The invasion is emerging as a grand strategic mistake, adds Gould-Davies, a former British Ambassador to Belarus. As Ukraine’s resistance, Russia’s international isolation and Putin’s isolation within Russia all deepen, the Kremlin suddenly finds itself much weaker on every political front.

“This seems to be the beginning of the most difficult period in generations,” said Bogdan Aurescu, Romania’s Minister of Foreign Affairs. “And this is the fight of our generation and a real test on our democracies,” he told an Emergency Governing Council Meeting of the Community of Democracies (CoD), convened to discuss solidarity in a time of war on democracy.

Tenuous grip on power

Predicting the downfall of an authoritarian leader is a fool’s errand.
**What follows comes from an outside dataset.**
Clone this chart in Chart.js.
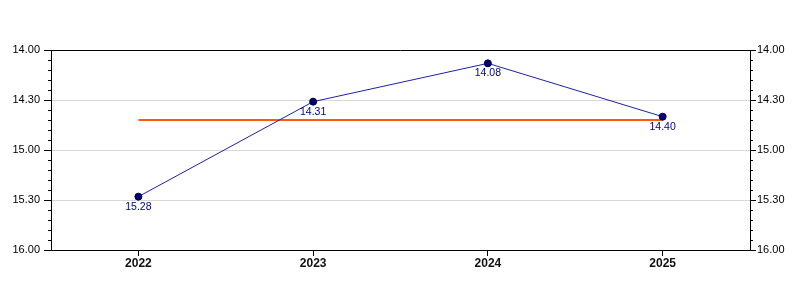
<!DOCTYPE html>
<html>
<head>
<meta charset="utf-8">
<script src="https://cdn.jsdelivr.net/npm/chart.js@4/dist/chart.umd.min.js"></script>
<style>
  html, body { margin: 0; padding: 0; background: #fff; }
</style>
</head>
<body>
<canvas id="chart" width="800" height="300"></canvas>
<script>
// chart data (times written as min.sec, like the labels)
var years = ['2022', '2023', '2024', '2025'];
var times = ['15.28', '14.31', '14.08', '14.40'];
var avgLine = ['14.42', '14.42', '14.42', '14.42'];
var tickMin = '14.00';
var tickMax = '16.00';

// "15.28" -> seconds
function toSec(s) {
  var p = s.split('.');
  return parseInt(p[0], 10) * 60 + parseInt(p[1], 10);
}
function fmt(v) {
  var m = Math.floor(v / 60), s = v % 60;
  return m + '.' + (s < 10 ? '0' : '') + s;
}

var FONT = "'Liberation Sans', Arial, sans-serif";

// top border + minor ticks on both y axes
var framePlugin = {
  id: 'frame',
  afterDraw: function (chart) {
    var ctx = chart.ctx, a = chart.chartArea;
    ctx.save();
    ctx.strokeStyle = '#000';
    ctx.lineWidth = 1;
    ctx.beginPath();
    ctx.moveTo(a.left, Math.round(a.top) + 0.5);
    ctx.lineTo(a.right, Math.round(a.top) + 0.5);
    ctx.stroke();
    ['y', 'y2'].forEach(function (id) {
      var sc = chart.scales[id];
      for (var v = toSec(tickMin); v <= toSec(tickMax); v += 6) {
        if (v % 30 === 0) continue;
        var y = Math.round(sc.getPixelForValue(v)) + 0.5;
        ctx.beginPath();
        if (id === 'y') {
          ctx.moveTo(a.left - 3, y); ctx.lineTo(a.left, y);
        } else {
          ctx.moveTo(a.right, y); ctx.lineTo(a.right + 3, y);
        }
        ctx.stroke();
      }
    });
    ctx.restore();
  }
};

// value labels under the points
var labelPlugin = {
  id: 'pointLabels',
  afterDatasetsDraw: function (chart) {
    var ctx = chart.ctx;
    var meta = chart.getDatasetMeta(0);
    ctx.save();
    ctx.font = '10.5px ' + FONT;
    ctx.fillStyle = '#00008b';
    ctx.textAlign = 'center';
    ctx.textBaseline = 'middle';
    meta.data.forEach(function (pt, i) {
      ctx.fillText(times[i], pt.x, pt.y + 10);
    });
    ctx.restore();
  }
};

new Chart(document.getElementById('chart'), {
  type: 'line',
  data: {
    labels: years,
    datasets: [
      {
        data: times.map(toSec),
        borderColor: '#2020a8',
        borderWidth: 1,
        pointRadius: 3.5,
        pointBackgroundColor: '#000080',
        pointBorderColor: '#000030',
        pointBorderWidth: 1,
        tension: 0,
        yAxisID: 'y'
      },
      {
        data: avgLine.map(toSec),
        borderColor: '#ff5a0a',
        borderWidth: 2,
        pointRadius: 0,
        tension: 0,
        yAxisID: 'y',
        order: 1
      }
    ]
  },
  options: {
    responsive: false,
    animation: false,
    layout: { padding: { top: 50 } },
    plugins: { legend: { display: false }, tooltip: { enabled: false } },
    scales: {
      x: {
        offset: true,
        grid: { drawOnChartArea: false, tickLength: 6, tickColor: '#000', offset: false },
        border: { color: '#000', width: 1 },
        ticks: { color: '#111', padding: 0, font: { family: FONT, size: 12, weight: 'bold' } },
        afterFit: function (s) { s.height = 50; }
      },
      y: {
        position: 'left',
        reverse: true,
        min: toSec(tickMin),
        max: toSec(tickMax),
        grid: {
          tickLength: 7,
          tickColor: '#000',
          color: function (c) {
            var v = c.tick && c.tick.value;
            return (v === toSec(tickMin) || v === toSec(tickMax)) ? 'rgba(0,0,0,0)' : '#d8d8d8';
          }
        },
        border: { color: '#000', width: 1 },
        ticks: { stepSize: 30, color: '#000', padding: 4, font: { family: FONT, size: 11 }, callback: fmt },
        afterFit: function (s) { s.width = 51; }
      },
      y2: {
        position: 'right',
        reverse: true,
        min: toSec(tickMin),
        max: toSec(tickMax),
        grid: { drawOnChartArea: false, tickLength: 6, tickColor: '#000' },
        border: { color: '#000', width: 1 },
        ticks: { stepSize: 30, color: '#000', padding: 1, font: { family: FONT, size: 11 }, callback: fmt },
        afterFit: function (s) { s.width = 50; }
      }
    }
  },
  plugins: [framePlugin, labelPlugin]
});
</script>
</body>
</html>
Weak and embattled autocrats can limp along far longer than analysts expect, analysts But analysts do know that personalist leaders such as Putin are more likely to make foreign policy mistakes than are other autocrats, they add in Foreign Affairs:

They surround themselves with yes men who only tell them what they want to hear and withhold bad news, making it difficult for these dictators to make well-informed decisions. Whether or not Putin’s war of choice becomes the mistake that unseats him from power is an open question. But Russia is experiencing rising dissatisfaction from the public, fissures among its elite, and broad-based international punishment. Putin’s downfall may not come tomorrow or the day after, but his grip on power is certainly more tenuous than it was before he invaded Ukraine.

 


There are plenty of reasons why Taiwan is not Ukraine, and why our Asian allies are different than our European ones, says RAND analyst Raphael S. Cohen (below). But the basic point remains—that if we sit back and allow authoritarian regimes to bully their smaller democratic neighbors into submission without repercussions, it will send a powerful signal to the rest of the world.